## What the task asks
From the first line of the data below through the line holding "yMinor = [1,2,3,4,6,7,8,9,11,12,13,14,16,17,18,19,21,22,23,24];", output each line exactly and leave the pictures out.

-- Start of Material provided --

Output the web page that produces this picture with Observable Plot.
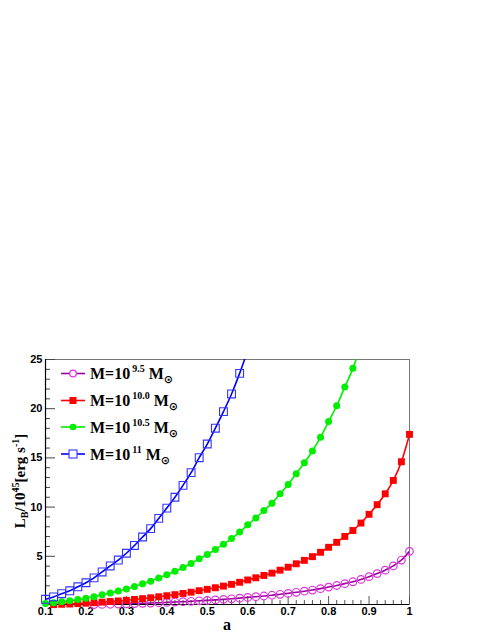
<!DOCTYPE html>
<html>
<head>
<meta charset="utf-8">
<script src="https://cdn.jsdelivr.net/npm/d3@7"></script>
<script src="https://cdn.jsdelivr.net/npm/@observablehq/plot@0.6"></script>
<style>
  html, body { margin: 0; padding: 0; background: white; }
</style>
</head>
<body>
<div id="chart"></div>
<script>
// spin parameter a
const aValues = [0.10,0.12,0.14,0.16,0.18,0.20,0.22,0.24,0.26,0.28,0.30,0.32,0.34,0.36,0.38,0.40,0.42,0.44,0.46,0.48,0.50,0.52,0.54,0.56,0.58,0.60,0.62,0.64,0.66,0.68,0.70,0.72,0.74,0.76,0.78,0.80,0.82,0.84,0.86,0.88,0.90,0.92,0.94,0.96,0.98,1.00];
// L_B / 1e45 erg/s for each mass
const lumM95  = [0.020,0.028,0.038,0.047,0.060,0.073,0.089,0.108,0.127,0.146,0.168,0.193,0.220,0.247,0.280,0.313,0.348,0.386,0.427,0.475,0.519,0.570,0.623,0.680,0.746,0.820,0.890,0.965,1.040,1.135,1.230,1.340,1.450,1.570,1.710,1.870,2.030,2.220,2.410,2.650,2.930,3.240,3.590,4.020,4.620,5.500];
const lumM100 = [0.063,0.087,0.120,0.149,0.190,0.231,0.281,0.341,0.402,0.462,0.531,0.610,0.696,0.781,0.885,0.990,1.100,1.221,1.350,1.502,1.641,1.802,1.970,2.150,2.359,2.593,2.814,3.051,3.288,3.589,3.889,4.237,4.585,4.964,5.407,5.913,6.419,7.020,7.620,8.379,9.265,10.245,11.352,12.711,14.608,17.391];
const lumM105 = [0.20,0.28,0.38,0.47,0.60,0.73,0.89,1.08,1.27,1.46,1.68,1.93,2.20,2.47,2.80,3.13,3.48,3.86,4.27,4.75,5.19,5.70,6.23,6.80,7.46,8.20,8.90,9.65,10.40,11.35,12.30,13.40,14.50,15.70,17.10,18.70,20.30,22.20,24.10,26.50];
const lumM110 = [0.63,0.87,1.20,1.49,1.90,2.31,2.81,3.41,4.02,4.62,5.31,6.10,6.96,7.81,8.85,9.90,11.00,12.21,13.50,15.02,16.41,18.02,19.70,21.50,23.59,25.93];

const seriesNames = ["9.5", "10.0", "10.5", "11"];
const seriesValues = [lumM95, lumM100, lumM105, lumM110];
const lineColors = ["#990099", "#ff0000", "#00ee00", "#0000ff"];
const markColors = ["#dd33dd", "#ff0000", "#00ee00", "#3333ff"];

const xMajor = [0.1,0.2,0.3,0.4,0.5,0.6,0.7,0.8,0.9,1.0];
const xMinor = [0.12,0.14,0.16,0.18,0.22,0.24,0.26,0.28,0.32,0.34,0.36,0.38,0.42,0.44,0.46,0.48,0.52,0.54,0.56,0.58,0.62,0.64,0.66,0.68,0.72,0.74,0.76,0.78,0.82,0.84,0.86,0.88,0.92,0.94,0.96,0.98];
const yMajor = [5,10,15,20,25];
const yMinor = [1,2,3,4,6,7,8,9,11,12,13,14,16,17,18,19,21,22,23,24];

const rows = seriesValues.map((vals, s) => vals.map((v, i) => ({a: aValues[i], L: v, s})));
const yMin = 0.1, yMax = 25;
const visible = r => r.L >= 0.085 && r.L <= yMax;

const lineMarks = rows.map((r, s) => Plot.line(r, {x: "a", y: "L", stroke: lineColors[s], strokeWidth: 1.6, curve: "monotone-x", clip: true}));
const dotMarks = [
  Plot.dot(rows[0].filter(visible), {x: "a", y: "L", r: 3.8, symbol: "circle", stroke: markColors[0], strokeWidth: 1.2, fill: "none"}),
  Plot.dot(rows[1].filter(visible), {x: "a", y: "L", r: 3.9, symbol: "square", fill: markColors[1], stroke: "none"}),
  Plot.dot(rows[2].filter(visible), {x: "a", y: "L", r: 3.5, symbol: "circle", fill: markColors[2], stroke: "none"}),
  Plot.dot(rows[3].filter(visible), {x: "a", y: "L", r: 4.4, symbol: "square", stroke: markColors[3], strokeWidth: 1.1, fill: "none"})
];

const chart = Plot.plot({
  width: 491,
  height: 635,
  marginLeft: 45,
  marginRight: 82,
  marginTop: 359,
  marginBottom: 31,
  x: {domain: [0.1, 1]},
  y: {domain: [yMin, yMax]},
  style: {fontFamily: "'Liberation Sans', Arial, sans-serif", fontWeight: "bold", fontSize: "11px", color: "black", background: "white"},
  marks: [
    Plot.frame({stroke: "#777777", strokeWidth: 1}),
    Plot.axisX(xMajor, {anchor: "bottom", tickSize: -8, tickFormat: () => "", label: null, stroke: "#555"}),
    Plot.axisX(xMinor, {anchor: "bottom", tickSize: -4, tickFormat: () => "", label: null, stroke: "#555"}),
    Plot.axisX(xMajor, {anchor: "bottom", tickSize: 0, tickPadding: 3, tickFormat: d => d3.format("")(+d.toFixed(1)), label: null, fontSize: 11, fontWeight: "bold"}),
    Plot.axisY(yMajor, {anchor: "left", tickSize: -10, tickFormat: () => "", label: null, stroke: "#444"}),
    Plot.axisY(yMinor, {anchor: "left", tickSize: -5, tickFormat: () => "", label: null, stroke: "#444"}),
    Plot.axisY(yMajor, {anchor: "left", tickSize: 0, tickPadding: 3, tickFormat: d => String(d), label: null, fontSize: 11, fontWeight: "bold"}),
    Plot.ruleY([yMin], {stroke: "black", strokeWidth: 1.2}),
    Plot.ruleX([0.1], {stroke: "black", strokeWidth: 1.2}),
    ...lineMarks,
    ...dotMarks
  ]
});

document.getElementById("chart").appendChild(chart);

const svg = d3.select(chart);
const serif = "'Liberation Serif', 'Times New Roman', serif";

// x-axis title
svg.append("text")
  .attr("x", 227).attr("y", 630)
  .attr("text-anchor", "middle")
  .attr("font-family", serif).attr("font-weight", "bold").attr("font-size", 16)
  .text("a");

// y-axis title
const yt = svg.append("text")
  .attr("transform", "translate(25,481) rotate(-90)")
  .attr("text-anchor", "middle")
  .attr("font-family", serif).attr("font-weight", "bold").attr("font-size", 15);
yt.append("tspan").text("L");
yt.append("tspan").attr("font-size", 10).attr("dy", 3).text("B");
yt.append("tspan").attr("dy", -3).text("/10");
yt.append("tspan").attr("font-size", 10).attr("dy", -6).text("45");
yt.append("tspan").attr("dy", 6).text("[erg s");
yt.append("tspan").attr("font-size", 10).attr("dy", -6).text("-1");
yt.append("tspan").attr("dy", 6).text("]");

// legend
const legY = [373.5, 400.5, 427, 454];
const leg = svg.append("g").attr("text-anchor", "start");
seriesNames.forEach((name, i) => {
  const y = legY[i];
  leg.append("line").attr("x1", 61).attr("x2", 85).attr("y1", y).attr("y2", y)
    .attr("stroke", lineColors[i]).attr("stroke-width", 1.6);
  if (i === 0) {
    leg.append("circle").attr("cx", 73).attr("cy", y).attr("r", 3.3).attr("fill", "white").attr("stroke", markColors[0]).attr("stroke-width", 1.2);
  } else if (i === 1) {
    leg.append("rect").attr("x", 69.5).attr("y", y - 3.5).attr("width", 7).attr("height", 7).attr("fill", markColors[1]);
  } else if (i === 2) {
    leg.append("circle").attr("cx", 73).attr("cy", y).attr("r", 3.3).attr("fill", markColors[2]);
  } else {
    leg.append("rect").attr("x", 69).attr("y", y - 4).attr("width", 8).attr("height", 8).attr("fill", "white").attr("stroke", markColors[3]).attr("stroke-width", 1.1);
  }
  const t = leg.append("text").attr("x", 90).attr("y", y + 5.5)
    .attr("text-anchor", "start")
    .attr("font-family", serif).attr("font-weight", "bold").attr("font-size", 16);
  t.append("tspan").text("M=10");
  t.append("tspan").attr("font-size", 10).attr("dy", -7).attr("dx", 2).text(name);
  t.append("tspan").attr("dy", 7).attr("dx", 4).text("M");
  t.append("tspan").attr("font-family", "'DejaVu Sans', sans-serif").attr("font-weight", "bold").attr("font-size", 11).attr("dy", 4).text("\u2299");
});
</script>
</body>
</html>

-- End of Material provided --

## Task result
Output the web page that produces this picture with Observable Plot.
<!DOCTYPE html>
<html>
<head>
<meta charset="utf-8">
<script src="https://cdn.jsdelivr.net/npm/d3@7"></script>
<script src="https://cdn.jsdelivr.net/npm/@observablehq/plot@0.6"></script>
<style>
  html, body { margin: 0; padding: 0; background: white; }
</style>
</head>
<body>
<div id="chart"></div>
<script>
// spin parameter a
const aValues = [0.10,0.12,0.14,0.16,0.18,0.20,0.22,0.24,0.26,0.28,0.30,0.32,0.34,0.36,0.38,0.40,0.42,0.44,0.46,0.48,0.50,0.52,0.54,0.56,0.58,0.60,0.62,0.64,0.66,0.68,0.70,0.72,0.74,0.76,0.78,0.80,0.82,0.84,0.86,0.88,0.90,0.92,0.94,0.96,0.98,1.00];
// L_B / 1e45 erg/s for each mass
const lumM95  = [0.020,0.028,0.038,0.047,0.060,0.073,0.089,0.108,0.127,0.146,0.168,0.193,0.220,0.247,0.280,0.313,0.348,0.386,0.427,0.475,0.519,0.570,0.623,0.680,0.746,0.820,0.890,0.965,1.040,1.135,1.230,1.340,1.450,1.570,1.710,1.870,2.030,2.220,2.410,2.650,2.930,3.240,3.590,4.020,4.620,5.500];
const lumM100 = [0.063,0.087,0.120,0.149,0.190,0.231,0.281,0.341,0.402,0.462,0.531,0.610,0.696,0.781,0.885,0.990,1.100,1.221,1.350,1.502,1.641,1.802,1.970,2.150,2.359,2.593,2.814,3.051,3.288,3.589,3.889,4.237,4.585,4.964,5.407,5.913,6.419,7.020,7.620,8.379,9.265,10.245,11.352,12.711,14.608,17.391];
const lumM105 = [0.20,0.28,0.38,0.47,0.60,0.73,0.89,1.08,1.27,1.46,1.68,1.93,2.20,2.47,2.80,3.13,3.48,3.86,4.27,4.75,5.19,5.70,6.23,6.80,7.46,8.20,8.90,9.65,10.40,11.35,12.30,13.40,14.50,15.70,17.10,18.70,20.30,22.20,24.10,26.50];
const lumM110 = [0.63,0.87,1.20,1.49,1.90,2.31,2.81,3.41,4.02,4.62,5.31,6.10,6.96,7.81,8.85,9.90,11.00,12.21,13.50,15.02,16.41,18.02,19.70,21.50,23.59,25.93];

const seriesNames = ["9.5", "10.0", "10.5", "11"];
const seriesValues = [lumM95, lumM100, lumM105, lumM110];
const lineColors = ["#990099", "#ff0000", "#00ee00", "#0000ff"];
const markColors = ["#dd33dd", "#ff0000", "#00ee00", "#3333ff"];

const xMajor = [0.1,0.2,0.3,0.4,0.5,0.6,0.7,0.8,0.9,1.0];
const xMinor = [0.12,0.14,0.16,0.18,0.22,0.24,0.26,0.28,0.32,0.34,0.36,0.38,0.42,0.44,0.46,0.48,0.52,0.54,0.56,0.58,0.62,0.64,0.66,0.68,0.72,0.74,0.76,0.78,0.82,0.84,0.86,0.88,0.92,0.94,0.96,0.98];
const yMajor = [5,10,15,20,25];
const yMinor = [1,2,3,4,6,7,8,9,11,12,13,14,16,17,18,19,21,22,23,24];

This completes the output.